Le soir de ce 9 août, je fus, avec les autres officiers supérieurs du régiment, présenter mes hommages à notre nouveau Roi et à la famille royale Je fus vivement émerveillé de la simplicité et de la bonté remarquables de cette belle et intéressante famille, qui s’était trouvée au milieu de nous pour nous préserver de l’anarchie. Après avoir causé quelques instants avec le Roi, nous fûmes présentés à la Reine, à Mme Adélaïde, aux jeunes princesses et aux Ducs de Chartres et de Nemours.
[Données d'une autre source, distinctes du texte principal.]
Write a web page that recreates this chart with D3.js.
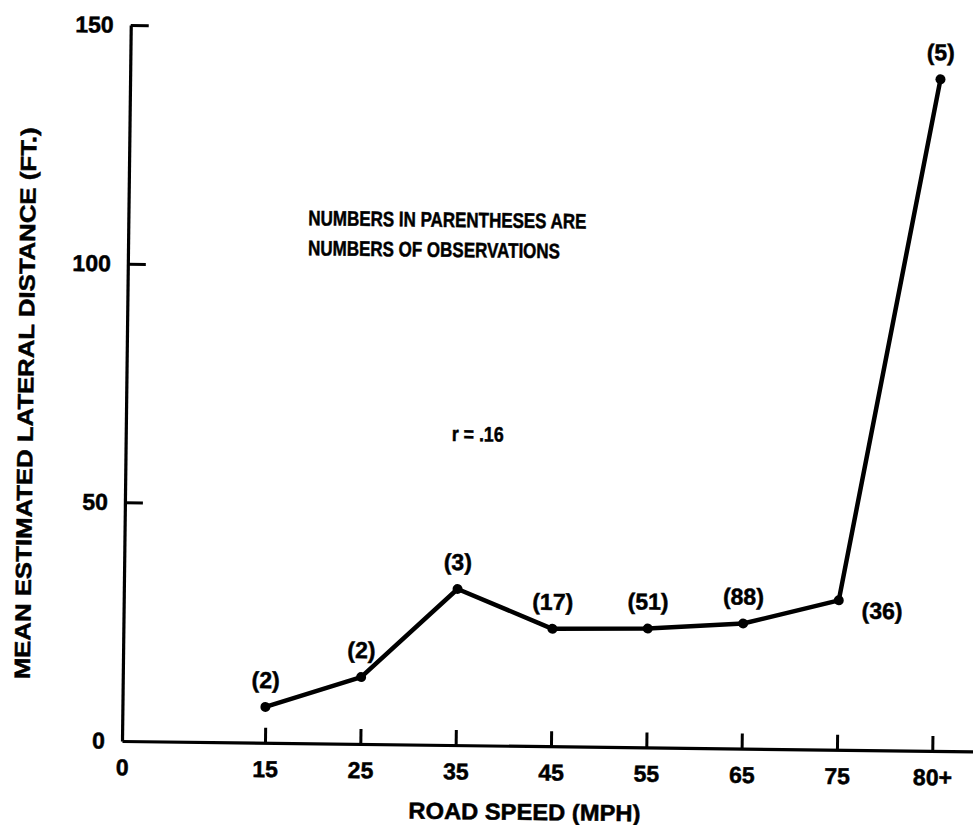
<!DOCTYPE html>
<html>
<head>
<meta charset="utf-8">
<script src="https://cdn.jsdelivr.net/npm/d3@7"></script>
<style>
  html, body { margin: 0; padding: 0; background: #fff; }
  svg { display: block; }
  text { font-family: "Liberation Sans", Arial, Helvetica, sans-serif; font-weight: bold; fill: #000; stroke: #000; stroke-width: 0.5px; }
</style>
</head>
<body>
<svg id="chart" width="973" height="825"></svg>
<script>
// Road speed classes (the last class, "80+", sits one step past 75)
const speeds = [15, 25, 35, 45, 55, 65, 75, 85];
const speedLabels = ["15", "25", "35", "45", "55", "65", "75", "80+"];
// Mean estimated lateral distance (ft) for each speed class
const meanDistance = [7.5, 14, 32.7, 24.6, 24.9, 26.2, 31.3, 140.7];
// Number of observations behind each mean
const observations = [2, 2, 3, 17, 51, 88, 36, 5];
// Axis ticks
const xTickValues = [0, 15, 25, 35, 45, 55, 65, 75, 85];
const xTickLabels = ["0", "15", "25", "35", "45", "55", "65", "75", "80+"];
const yTickValues = [0, 50, 100, 150];

const svg = d3.select("#chart");
svg.append("rect").attr("width", 973).attr("height", 825).attr("fill", "#fff");

// Plot frame: origin at the axes corner, slightly turned like the printed page
const g = svg.append("g").attr("transform", "translate(122,741) rotate(0.7)");

const x = d3.scaleLinear().domain([0, 90]).range([0, 858]);
const y = d3.scaleLinear().domain([0, 150]).range([0, -716]);

// X axis with inward ticks
const xAxis = d3.axisBottom(x)
  .tickValues(xTickValues)
  .tickFormat((d, i) => xTickLabels[i])
  .tickSizeInner(-15)
  .tickSizeOuter(0)
  .tickPadding(18);
const gx = g.append("g").call(xAxis);
gx.select(".domain").attr("stroke", "#000").attr("stroke-width", 3.2);
gx.selectAll(".tick line").attr("stroke", "#000").attr("stroke-width", 3)
  .filter(d => d === 0).remove();
gx.selectAll(".tick text").attr("font-size", 23).attr("fill", "#000");

// Y axis with inward ticks
const yAxis = d3.axisLeft(y)
  .tickValues(yTickValues)
  .tickSizeInner(-18)
  .tickSizeOuter(0)
  .tickPadding(17);
const gy = g.append("g").call(yAxis);
gy.select(".domain").attr("stroke", "#000").attr("stroke-width", 3.2);
gy.selectAll(".tick line").attr("stroke", "#000").attr("stroke-width", 3)
  .filter(d => d === 0).remove();
gy.selectAll(".tick text").attr("font-size", 23).attr("fill", "#000");
svg.selectAll("g").attr("font-family", null);

// Axis titles
g.append("text")
  .attr("x", x(42.3))
  .attr("y", 74)
  .attr("text-anchor", "middle")
  .attr("font-size", 23)
  .attr("textLength", 232)
  .attr("lengthAdjust", "spacingAndGlyphs")
  .text("ROAD SPEED (MPH)");

g.append("text")
  .attr("transform", "translate(-93," + y(70.5) + ") rotate(-90)")
  .attr("text-anchor", "middle")
  .attr("font-size", 22)
  .attr("textLength", 552)
  .attr("lengthAdjust", "spacingAndGlyphs")
  .text("MEAN ESTIMATED LATERAL DISTANCE (FT.)");

// Data series
const pts = speeds.map((s, i) => [x(s), y(meanDistance[i])]);
g.append("path")
  .attr("d", d3.line()(pts))
  .attr("fill", "none")
  .attr("stroke", "#000")
  .attr("stroke-width", 4.5)
  .attr("stroke-linejoin", "round")
  .attr("stroke-linecap", "round");

g.selectAll("circle.pt")
  .data(speeds)
  .join("circle")
  .attr("class", "pt")
  .attr("cx", (d) => x(d))
  .attr("cy", (d, i) => y(meanDistance[i]))
  .attr("r", 5)
  .attr("fill", "#000");

// Observation counts; the 75 mph count sits to the right of its point
g.selectAll("text.obs")
  .data(speeds)
  .join("text")
  .attr("class", "obs")
  .attr("font-size", 23)
  .attr("text-anchor", (d, i) => speedLabels[i] === "75" ? "start" : "middle")
  .attr("x", (d, i) => x(d) + (speedLabels[i] === "75" ? 23 : 0))
  .attr("y", (d, i) => y(meanDistance[i]) + (speedLabels[i] === "75" ? 18 : -19))
  .text((d, i) => "(" + observations[i] + ")");

// Notes
const note = g.append("g").attr("transform", "translate(180,-518)");
note.append("text").attr("font-size", 21)
  .attr("textLength", 278).attr("lengthAdjust", "spacingAndGlyphs")
  .text("NUMBERS IN PARENTHESES ARE");
note.append("text").attr("y", 30).attr("font-size", 21)
  .attr("textLength", 252).attr("lengthAdjust", "spacingAndGlyphs")
  .text("NUMBERS OF OBSERVATIONS");

g.append("text")
  .attr("x", 352).attr("y", -304)
  .attr("text-anchor", "middle")
  .attr("font-size", 21)
  .attr("textLength", 52).attr("lengthAdjust", "spacingAndGlyphs")
  .text("r = .16");
</script>
</body>
</html>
Il y avait beaucoup de monde, notamment les maréchaux, duc de Dalmatie (Soult), duc de Trévise (Mortier), duc de Tarente (Macdonald), duc de Reggio (Oudinot), et les comtes Jourdan et Molitor, en grand costumes des dignitaires, au milieu d’un très grand nombre de généraux. On était sur la galerie vitrée du Palais Royal, tant pour jouir de la fraîcheur de la soirée que pour voir l’affluence des curieux dans la grande cour et le jardin. Tout était plein. Les cris de « Vive le Roi ! » et des airs patriotiques joués par diverses musiques, se firent constamment entendre, jusqu’au moment où la pluie vint interrompre cet admirable concert de satisfaction. On passa dans les salons. La Reine, les princesses et quelques dames se placèrent autour d’une table ronde où elles travaillèrent, les hommes circulèrent tout en causant à travers les salons. Le Roi, M. Laffitte et d’autres personnages politiques que la Révolution venait d’élever aux premières fonctions, s’entretenaient dans une embrasure de croisée ; les princes recevaient les nouveaux arrivants, et surtout leurs condisciples du collège Henri IV. Enfin tout, dans cette première réunion royale, charmait par sa simplicité. C’était un tableau de famille plein de douce émotion et d’heureuses espérances.

Le 28 août, le régiment change de caserne. Il est envoyé à l’École militaire. Le lendemain eut lieu, au Champ de Mars, une grande revue de la Garde Nationale, pour la distribution des drapeaux aux bataillons des douze légions.